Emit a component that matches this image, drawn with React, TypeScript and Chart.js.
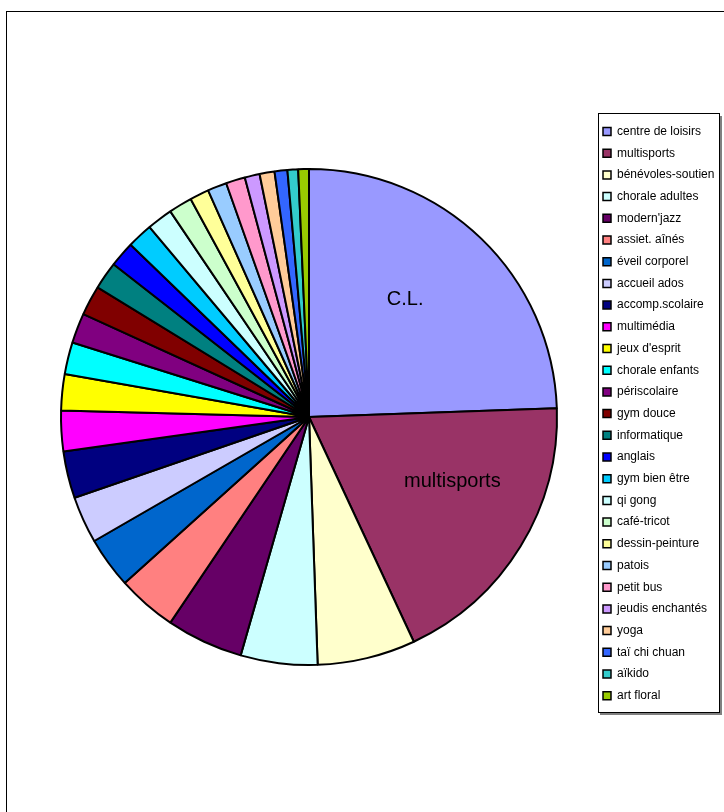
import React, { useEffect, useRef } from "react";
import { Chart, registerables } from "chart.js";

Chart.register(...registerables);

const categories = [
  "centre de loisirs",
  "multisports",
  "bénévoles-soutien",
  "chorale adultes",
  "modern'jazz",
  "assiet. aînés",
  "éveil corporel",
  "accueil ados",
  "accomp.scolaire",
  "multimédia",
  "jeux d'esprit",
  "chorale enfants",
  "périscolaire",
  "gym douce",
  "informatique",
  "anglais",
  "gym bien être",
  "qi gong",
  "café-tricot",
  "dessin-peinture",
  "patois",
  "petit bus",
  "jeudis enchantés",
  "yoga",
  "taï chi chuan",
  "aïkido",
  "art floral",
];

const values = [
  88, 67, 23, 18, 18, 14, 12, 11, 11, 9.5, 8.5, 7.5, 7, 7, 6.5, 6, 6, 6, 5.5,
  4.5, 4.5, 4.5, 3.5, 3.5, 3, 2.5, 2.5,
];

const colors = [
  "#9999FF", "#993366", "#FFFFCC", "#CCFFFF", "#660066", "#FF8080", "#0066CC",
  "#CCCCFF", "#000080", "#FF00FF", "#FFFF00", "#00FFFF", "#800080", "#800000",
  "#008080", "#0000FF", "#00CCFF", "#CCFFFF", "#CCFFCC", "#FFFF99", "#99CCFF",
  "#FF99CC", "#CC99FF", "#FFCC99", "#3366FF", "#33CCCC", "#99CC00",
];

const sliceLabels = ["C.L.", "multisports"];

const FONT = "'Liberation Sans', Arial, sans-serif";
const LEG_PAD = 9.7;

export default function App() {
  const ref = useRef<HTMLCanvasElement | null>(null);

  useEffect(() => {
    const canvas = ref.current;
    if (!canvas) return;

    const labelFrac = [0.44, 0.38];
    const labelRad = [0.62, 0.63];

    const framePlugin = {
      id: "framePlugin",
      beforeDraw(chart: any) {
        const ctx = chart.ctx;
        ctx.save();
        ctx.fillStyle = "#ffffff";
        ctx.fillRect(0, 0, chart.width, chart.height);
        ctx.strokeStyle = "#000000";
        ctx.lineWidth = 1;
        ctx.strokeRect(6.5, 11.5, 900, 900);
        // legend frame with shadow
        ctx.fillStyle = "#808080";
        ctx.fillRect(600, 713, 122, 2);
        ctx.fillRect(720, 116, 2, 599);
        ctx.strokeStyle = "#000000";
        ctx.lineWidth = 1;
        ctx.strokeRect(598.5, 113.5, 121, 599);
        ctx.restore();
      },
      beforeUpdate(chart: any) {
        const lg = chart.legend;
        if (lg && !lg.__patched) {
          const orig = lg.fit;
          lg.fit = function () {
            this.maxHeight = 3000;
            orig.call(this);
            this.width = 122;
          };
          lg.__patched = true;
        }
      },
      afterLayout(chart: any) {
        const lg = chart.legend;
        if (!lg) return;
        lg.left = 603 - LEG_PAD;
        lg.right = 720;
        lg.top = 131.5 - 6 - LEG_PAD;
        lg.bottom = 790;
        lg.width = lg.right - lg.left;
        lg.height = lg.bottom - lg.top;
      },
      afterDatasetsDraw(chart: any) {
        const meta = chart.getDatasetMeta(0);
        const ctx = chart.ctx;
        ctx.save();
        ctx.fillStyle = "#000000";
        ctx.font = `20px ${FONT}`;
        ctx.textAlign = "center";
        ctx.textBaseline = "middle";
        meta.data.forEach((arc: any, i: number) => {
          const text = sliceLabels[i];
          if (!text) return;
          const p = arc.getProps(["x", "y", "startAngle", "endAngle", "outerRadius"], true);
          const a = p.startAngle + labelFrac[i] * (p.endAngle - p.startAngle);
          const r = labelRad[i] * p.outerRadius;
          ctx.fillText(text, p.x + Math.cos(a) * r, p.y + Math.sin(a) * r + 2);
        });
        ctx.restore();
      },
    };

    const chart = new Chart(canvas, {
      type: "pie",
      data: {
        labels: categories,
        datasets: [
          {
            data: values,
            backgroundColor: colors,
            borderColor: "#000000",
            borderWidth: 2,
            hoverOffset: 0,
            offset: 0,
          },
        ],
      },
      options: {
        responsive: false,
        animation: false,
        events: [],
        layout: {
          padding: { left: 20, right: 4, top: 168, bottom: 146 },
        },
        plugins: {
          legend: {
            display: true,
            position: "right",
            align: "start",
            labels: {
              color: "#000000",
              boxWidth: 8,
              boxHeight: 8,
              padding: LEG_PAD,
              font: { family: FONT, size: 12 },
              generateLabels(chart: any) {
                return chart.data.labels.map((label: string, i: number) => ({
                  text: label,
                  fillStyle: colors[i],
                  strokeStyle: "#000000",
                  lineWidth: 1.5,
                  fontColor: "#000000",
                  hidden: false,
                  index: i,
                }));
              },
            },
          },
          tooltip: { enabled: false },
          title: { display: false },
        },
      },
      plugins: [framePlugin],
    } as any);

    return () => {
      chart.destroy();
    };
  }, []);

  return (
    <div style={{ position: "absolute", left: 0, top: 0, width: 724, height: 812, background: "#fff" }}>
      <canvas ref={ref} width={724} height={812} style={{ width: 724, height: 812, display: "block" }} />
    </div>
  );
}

※ ※ ※

## Problem details:
Starting at the first line of the material, output exactly the lines up to and including the one with "Chart.register(...registerables);". Do not include the pictures.

## Full output:
Emit a component that matches this image, drawn with React, TypeScript and Chart.js.
import React, { useEffect, useRef } from "react";
import { Chart, registerables } from "chart.js";

Chart.register(...registerables);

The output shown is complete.